Talk:Contrast effect

From Wikipedia, the free encyclopedia

6/17/2006 -- I'm the original poster of Contrast Effect. Thanks to those who corrected my spelling and other embarassments. However, the successive attempts to improve the definintion of "normal" started to violate the basic structure of a proper abstract definition that separates the definition from specific examples and the examples given were compromising the generality of the original definition.

To wit: "(In this definition a "normal" perception is one free of immediate related context, greater or lesser, more appealing or less appealing.)"

First, there can never be a perception that is "free of immediate related context". All experience and performance have contexts and to suppose that a condition could be free of all immediate related context is confusing and supposes something extremely unlikely.

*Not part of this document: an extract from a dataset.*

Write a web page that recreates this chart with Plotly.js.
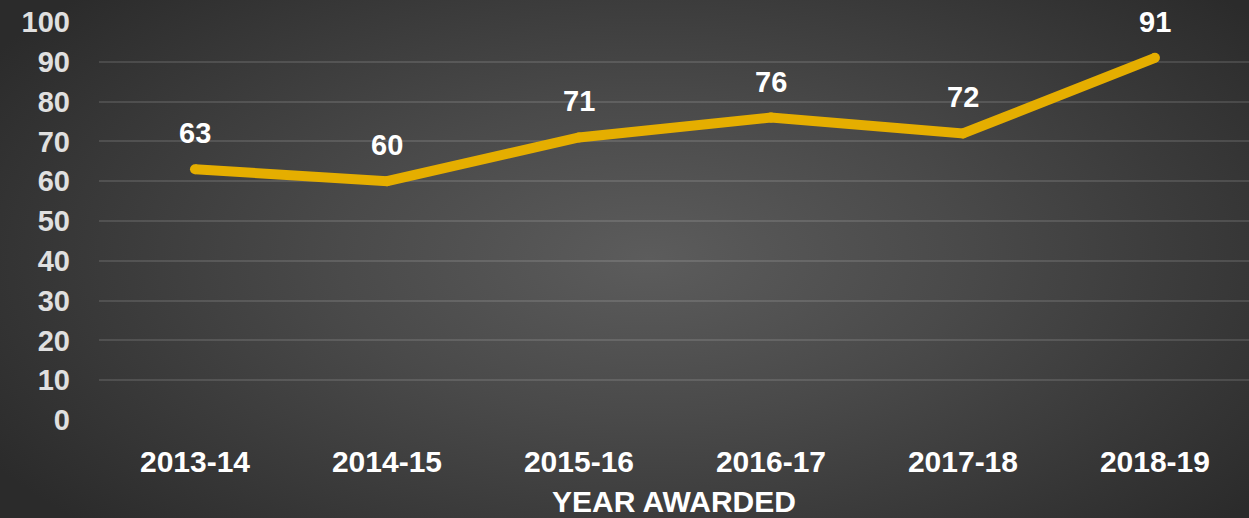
<!DOCTYPE html>
<html>
<head>
<meta charset="utf-8">
<script src="https://cdn.plot.ly/plotly-3.0.1.min.js"></script>
<style>
html,body{margin:0;padding:0;width:1249px;height:518px;overflow:hidden;
background: radial-gradient(ellipse 62% 75% at 52% 50%, #5c5c5c 0%, #4a4a4a 40%, #2b2b2b 100%);}
#chart{width:1249px;height:518px;}
</style>
</head>
<body>
<div id="chart"></div>
<script>
const years = ["2013-14","2014-15","2015-16","2016-17","2017-18","2018-19"];
const awards = [63, 60, 71, 76, 72, 91];
const yTicks = [0,10,20,30,40,50,60,70,80,90,100];

const font = "Liberation Sans, Arial, sans-serif";

const trace = {
  x: years, y: awards, type: "scatter", mode: "lines+markers",
  line: {color: "#E5AE00", width: 10, shape: "linear"},
  marker: {color: "#E5AE00", size: 10, line: {width: 0}},
  hoverinfo: "x+y"
};

const annotations = years.map((yr, i) => ({
  x: yr, y: awards[i], text: "<b>" + awards[i] + "</b>", showarrow: false,
  yshift: 36, font: {family: font, size: 29, color: "#ffffff"}
}));

const layout = {
  width: 1249, height: 518,
  margin: {l: 99, r: 0, t: 22, b: 98},
  paper_bgcolor: "rgba(0,0,0,0)", plot_bgcolor: "rgba(0,0,0,0)",
  showlegend: false,
  xaxis: {
    type: "category", range: [-0.5, 5.49], showgrid: false, zeroline: false, showline: false,
    tickfont: {family: font, size: 30, color: "#ffffff", weight: "bold"},
    ticklabelstandoff: 21,
    title: {text: "<b>YEAR AWARDED</b>", font: {family: font, size: 30, color: "#ffffff"}, standoff: 16}
  },
  yaxis: {
    range: [0, 100], tickvals: yTicks, showgrid: true, gridcolor: "rgba(255,255,255,0.12)", gridwidth: 2,
    zeroline: false, showline: false,
    tickfont: {family: font, size: 29, color: "#e0e0e0", weight: "bold"},
    ticklabelstandoff: 28
  },
  annotations: annotations
};

Plotly.newPlot("chart", [trace], layout, {displayModeBar: false, staticPlot: true});
</script>
</body>
</html>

Second, the basic definition carefully includes both perception and performance to cover the broad range of empirical observations in which contrast has been implicated, but the added supplemental definition of normal refers only to perception. Third, the insertion of "greater or lesser, more appealing or less appealing" is to insert examples into the abstract definition and confound that definition as I mentioned above. That's what the example paragraph does and it's unnecessary to redundantly insert them into the abstract definition.

My compromise with the urge to clarify is "(Here, normal perception or performance is that which would obtain in the absence of the comparison stimulus - i.e., one based on all previous experience.). I hope it scratches the itch without the messiness mentioned. Again, thanks for the corrections, but please study all implications of your suggested changes before posting.

Additionally, thanks for removing "Psychological theories" as a reference category. For others, a contrast effect is an empirical phenomenon that theories are designed to explain and is not, itself, a theory. There may be "theories of contrast" or "theories based on constrast", but this page is about the empirical phenomenon and it's ubiquity.